As you can clearly see, the new batch update mechanism looks to be a pretty big win for performance over our original, naive “command per document” approach. The only downside is that this technique has a certain ceiling insofar as how many or how large the documents can be before the single command exceeds technical limits. For right now, I think I’d like to simply beat that problem with documentation pushing users to using the bulk insert mechanism for large data sets. In the longer term, we’ll throttle the batch update by paging updates into some to be determined number of document updates at a time.

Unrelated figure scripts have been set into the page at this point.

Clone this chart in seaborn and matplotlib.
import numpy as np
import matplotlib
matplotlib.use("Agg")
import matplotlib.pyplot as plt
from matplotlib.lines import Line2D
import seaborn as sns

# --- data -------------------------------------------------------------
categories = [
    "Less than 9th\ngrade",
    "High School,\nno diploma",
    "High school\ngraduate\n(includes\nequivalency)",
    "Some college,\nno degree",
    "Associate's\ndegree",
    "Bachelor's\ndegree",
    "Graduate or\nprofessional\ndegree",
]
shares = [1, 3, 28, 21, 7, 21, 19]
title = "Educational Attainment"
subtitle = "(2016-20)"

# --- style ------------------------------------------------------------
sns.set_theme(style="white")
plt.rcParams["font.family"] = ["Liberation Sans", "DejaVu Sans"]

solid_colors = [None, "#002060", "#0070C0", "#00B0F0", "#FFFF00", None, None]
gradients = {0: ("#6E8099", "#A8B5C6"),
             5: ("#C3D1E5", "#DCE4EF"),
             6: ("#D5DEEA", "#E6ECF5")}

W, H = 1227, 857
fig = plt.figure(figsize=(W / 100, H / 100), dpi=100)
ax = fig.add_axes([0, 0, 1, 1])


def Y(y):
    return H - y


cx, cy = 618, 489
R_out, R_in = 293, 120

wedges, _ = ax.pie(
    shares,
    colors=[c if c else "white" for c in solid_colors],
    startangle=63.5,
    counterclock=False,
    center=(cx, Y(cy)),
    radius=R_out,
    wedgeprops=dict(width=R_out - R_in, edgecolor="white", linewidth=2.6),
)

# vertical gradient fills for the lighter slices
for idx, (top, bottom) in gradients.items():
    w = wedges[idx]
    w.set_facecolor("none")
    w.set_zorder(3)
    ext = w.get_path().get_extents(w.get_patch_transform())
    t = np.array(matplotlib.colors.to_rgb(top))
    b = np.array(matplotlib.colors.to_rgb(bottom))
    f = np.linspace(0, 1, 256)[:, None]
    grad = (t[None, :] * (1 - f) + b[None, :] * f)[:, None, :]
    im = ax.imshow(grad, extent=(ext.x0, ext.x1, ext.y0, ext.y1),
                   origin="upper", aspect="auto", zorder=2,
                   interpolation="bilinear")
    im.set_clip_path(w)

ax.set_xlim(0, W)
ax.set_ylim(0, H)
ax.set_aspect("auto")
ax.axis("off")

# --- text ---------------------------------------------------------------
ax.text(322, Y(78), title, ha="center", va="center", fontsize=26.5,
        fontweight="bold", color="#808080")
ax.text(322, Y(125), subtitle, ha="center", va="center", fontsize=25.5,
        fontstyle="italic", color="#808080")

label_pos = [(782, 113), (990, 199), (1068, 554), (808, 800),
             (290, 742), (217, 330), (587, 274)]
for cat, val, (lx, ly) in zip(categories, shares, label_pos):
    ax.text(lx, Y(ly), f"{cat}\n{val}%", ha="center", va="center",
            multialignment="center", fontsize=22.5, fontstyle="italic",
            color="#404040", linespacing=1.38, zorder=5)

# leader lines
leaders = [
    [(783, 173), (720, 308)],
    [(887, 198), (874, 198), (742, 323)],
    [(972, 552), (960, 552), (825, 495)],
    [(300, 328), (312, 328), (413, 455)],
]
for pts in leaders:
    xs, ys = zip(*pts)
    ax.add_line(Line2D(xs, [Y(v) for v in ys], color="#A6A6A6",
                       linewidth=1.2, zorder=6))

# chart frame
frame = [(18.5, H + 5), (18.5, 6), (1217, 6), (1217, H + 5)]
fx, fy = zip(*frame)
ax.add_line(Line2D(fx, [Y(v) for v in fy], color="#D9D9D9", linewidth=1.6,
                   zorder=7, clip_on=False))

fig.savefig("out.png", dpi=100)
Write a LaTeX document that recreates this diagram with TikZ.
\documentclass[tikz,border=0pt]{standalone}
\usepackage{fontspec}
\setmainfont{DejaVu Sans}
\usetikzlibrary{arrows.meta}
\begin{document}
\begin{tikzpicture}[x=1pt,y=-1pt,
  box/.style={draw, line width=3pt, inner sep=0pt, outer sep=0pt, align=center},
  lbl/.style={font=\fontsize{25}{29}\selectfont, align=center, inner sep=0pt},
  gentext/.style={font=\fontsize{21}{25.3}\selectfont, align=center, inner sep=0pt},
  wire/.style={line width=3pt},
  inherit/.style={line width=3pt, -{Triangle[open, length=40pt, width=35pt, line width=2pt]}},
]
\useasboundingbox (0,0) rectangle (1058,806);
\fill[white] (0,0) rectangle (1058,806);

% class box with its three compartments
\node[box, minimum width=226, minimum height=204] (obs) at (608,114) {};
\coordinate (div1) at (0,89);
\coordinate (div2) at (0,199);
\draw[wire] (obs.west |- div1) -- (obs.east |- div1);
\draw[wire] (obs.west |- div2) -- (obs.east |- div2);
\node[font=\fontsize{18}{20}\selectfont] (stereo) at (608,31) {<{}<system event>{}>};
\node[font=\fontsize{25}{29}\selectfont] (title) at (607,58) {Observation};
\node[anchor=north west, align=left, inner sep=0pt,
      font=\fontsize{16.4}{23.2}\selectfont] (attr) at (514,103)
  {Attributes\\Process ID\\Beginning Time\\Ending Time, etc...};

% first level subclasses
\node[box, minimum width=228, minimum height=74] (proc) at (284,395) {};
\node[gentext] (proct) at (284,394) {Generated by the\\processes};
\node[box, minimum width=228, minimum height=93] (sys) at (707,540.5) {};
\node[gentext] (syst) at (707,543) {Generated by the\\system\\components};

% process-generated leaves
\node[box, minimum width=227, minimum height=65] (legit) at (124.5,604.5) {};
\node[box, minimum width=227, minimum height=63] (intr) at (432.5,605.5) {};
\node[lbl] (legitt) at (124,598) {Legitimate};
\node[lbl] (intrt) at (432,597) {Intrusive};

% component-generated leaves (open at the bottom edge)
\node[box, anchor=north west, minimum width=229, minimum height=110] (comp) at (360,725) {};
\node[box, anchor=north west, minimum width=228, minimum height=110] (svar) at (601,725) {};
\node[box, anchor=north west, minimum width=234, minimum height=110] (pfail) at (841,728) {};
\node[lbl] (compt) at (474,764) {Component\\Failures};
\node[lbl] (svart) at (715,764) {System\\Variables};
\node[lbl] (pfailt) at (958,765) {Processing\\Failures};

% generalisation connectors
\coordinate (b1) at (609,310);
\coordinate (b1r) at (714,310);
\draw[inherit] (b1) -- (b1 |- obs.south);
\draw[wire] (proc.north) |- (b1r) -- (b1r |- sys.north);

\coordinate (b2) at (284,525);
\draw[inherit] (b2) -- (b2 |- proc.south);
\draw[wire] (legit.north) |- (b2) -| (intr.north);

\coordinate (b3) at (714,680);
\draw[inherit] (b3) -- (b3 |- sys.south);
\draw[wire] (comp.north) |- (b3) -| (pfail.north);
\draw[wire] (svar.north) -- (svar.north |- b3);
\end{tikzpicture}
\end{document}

The key takeaway for me just reinforces the very first lesson I had drilled into me about software performance: network round trips are evil. We are certainly reducing the number of network round trips between our application and the database server by utilizing the command batching.

You can also see that using a gin index slows down the document updates considerably. I think the only good answer to users is that they’ll have to do performance testing as always.

Other Optimization Things

We’ve been able to cutdown on Reflection hits and dynamic runtime behavior by using Roslyn as a crude metaprogramming mechanism to just codegen the document storage code.
Again in the theme of reducing network round trips, we’re going to investigate being able to batch up deferred queries into a single request to the Postgresql database.
We’re not sure about the details yet, but we’ll be investigating approaches for using asynchronous projections inside of Postgresql (maybe using Javascript running inside of the database, maybe .Net code in an external system, maybe both approaches).
I’m leaving the issues out in http://up-for-grabs.net, but we’ll definitely add the ability to just retrieve the raw JSON so that HTTP endpoints could stream data to clients without having to take the unnecessary hit of deserializing to a .Net type just to immediately serialize right back to JSON for the HTTP response. We’ll also support a completely asynchronous querying and update API for maximum scalability.